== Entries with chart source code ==
☆ ☆ ☆ ☆ ☆

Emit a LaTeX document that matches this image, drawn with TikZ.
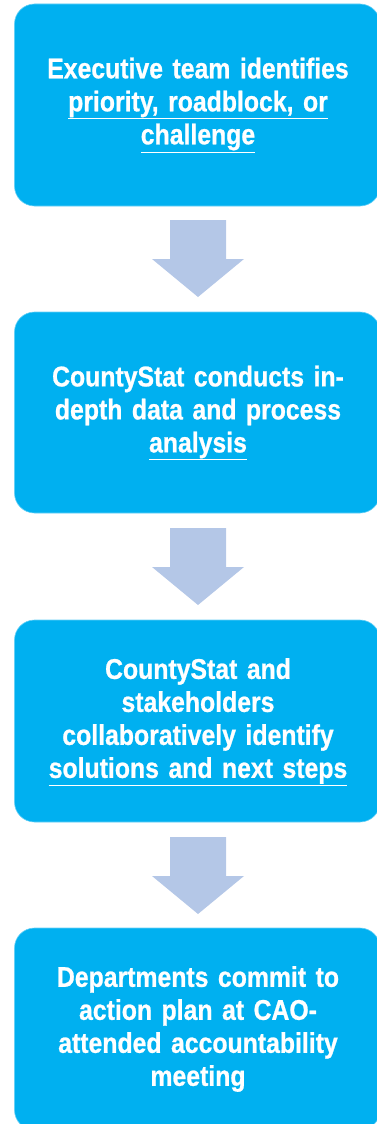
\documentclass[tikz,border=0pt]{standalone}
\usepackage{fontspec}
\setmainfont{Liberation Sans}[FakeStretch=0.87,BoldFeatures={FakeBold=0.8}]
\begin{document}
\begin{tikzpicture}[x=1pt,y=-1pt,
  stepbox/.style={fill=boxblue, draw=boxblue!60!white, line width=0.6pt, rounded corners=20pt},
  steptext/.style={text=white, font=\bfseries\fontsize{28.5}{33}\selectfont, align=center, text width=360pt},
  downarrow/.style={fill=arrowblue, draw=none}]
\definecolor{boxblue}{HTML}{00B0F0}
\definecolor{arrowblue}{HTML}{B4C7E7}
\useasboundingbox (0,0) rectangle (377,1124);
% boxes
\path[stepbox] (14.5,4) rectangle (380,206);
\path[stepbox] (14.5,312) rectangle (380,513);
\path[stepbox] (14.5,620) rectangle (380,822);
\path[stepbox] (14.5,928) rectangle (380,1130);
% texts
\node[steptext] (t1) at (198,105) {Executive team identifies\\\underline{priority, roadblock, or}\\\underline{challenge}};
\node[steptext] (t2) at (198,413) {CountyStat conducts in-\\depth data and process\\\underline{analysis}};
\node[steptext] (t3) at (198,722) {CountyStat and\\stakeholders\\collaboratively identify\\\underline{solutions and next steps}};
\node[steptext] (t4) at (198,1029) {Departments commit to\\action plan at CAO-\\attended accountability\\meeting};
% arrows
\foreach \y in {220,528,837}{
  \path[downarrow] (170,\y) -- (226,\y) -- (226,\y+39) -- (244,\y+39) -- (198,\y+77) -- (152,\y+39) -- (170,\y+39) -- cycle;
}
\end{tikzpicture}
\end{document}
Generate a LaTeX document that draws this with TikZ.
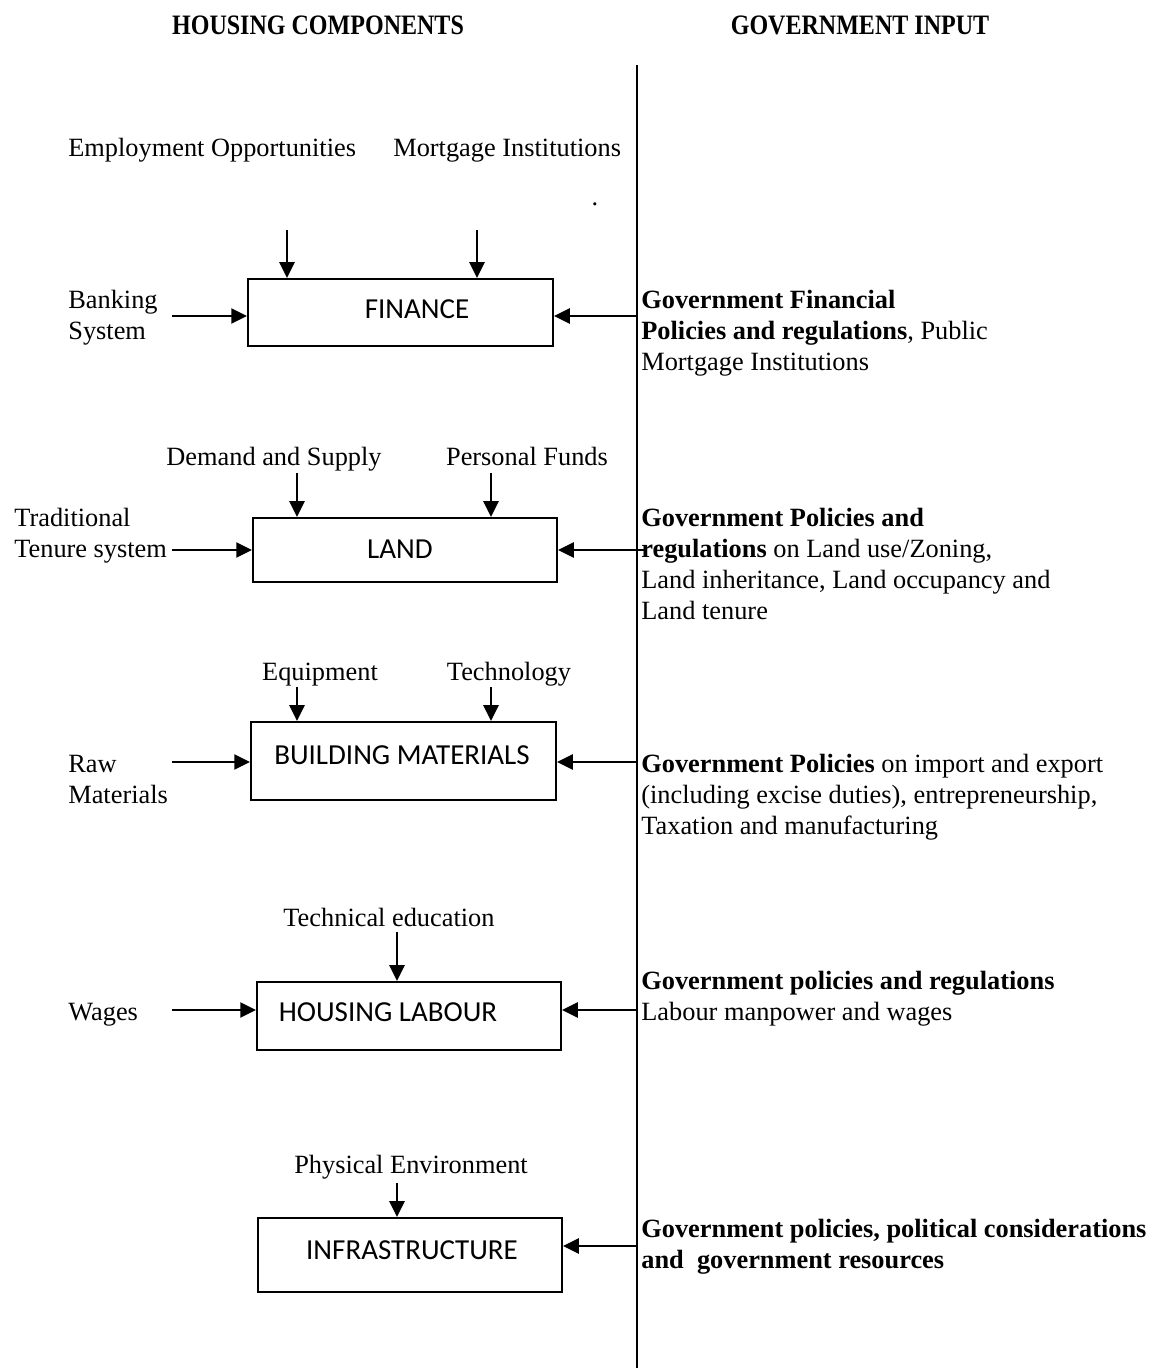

☆ ☆ ☆ ☆ ☆

Can you restate all the records above word for word while dropping the pictures?

== Reply to the exercise ==
Emit a LaTeX document that matches this image, drawn with TikZ.
\documentclass[tikz,border=0pt]{standalone}
\usepackage{fontspec}
\setmainfont{Liberation Sans}[FakeStretch=0.87,BoldFeatures={FakeBold=0.8}]
\begin{document}
\begin{tikzpicture}[x=1pt,y=-1pt,
  stepbox/.style={fill=boxblue, draw=boxblue!60!white, line width=0.6pt, rounded corners=20pt},
  steptext/.style={text=white, font=\bfseries\fontsize{28.5}{33}\selectfont, align=center, text width=360pt},
  downarrow/.style={fill=arrowblue, draw=none}]
\definecolor{boxblue}{HTML}{00B0F0}
\definecolor{arrowblue}{HTML}{B4C7E7}
\useasboundingbox (0,0) rectangle (377,1124);
% boxes
\path[stepbox] (14.5,4) rectangle (380,206);
\path[stepbox] (14.5,312) rectangle (380,513);
\path[stepbox] (14.5,620) rectangle (380,822);
\path[stepbox] (14.5,928) rectangle (380,1130);
% texts
\node[steptext] (t1) at (198,105) {Executive team identifies\\\underline{priority, roadblock, or}\\\underline{challenge}};
\node[steptext] (t2) at (198,413) {CountyStat conducts in-\\depth data and process\\\underline{analysis}};
\node[steptext] (t3) at (198,722) {CountyStat and\\stakeholders\\collaboratively identify\\\underline{solutions and next steps}};
\node[steptext] (t4) at (198,1029) {Departments commit to\\action plan at CAO-\\attended accountability\\meeting};
% arrows
\foreach \y in {220,528,837}{
  \path[downarrow] (170,\y) -- (226,\y) -- (226,\y+39) -- (244,\y+39) -- (198,\y+77) -- (152,\y+39) -- (170,\y+39) -- cycle;
}
\end{tikzpicture}
\end{document}
Generate a LaTeX document that draws this with TikZ.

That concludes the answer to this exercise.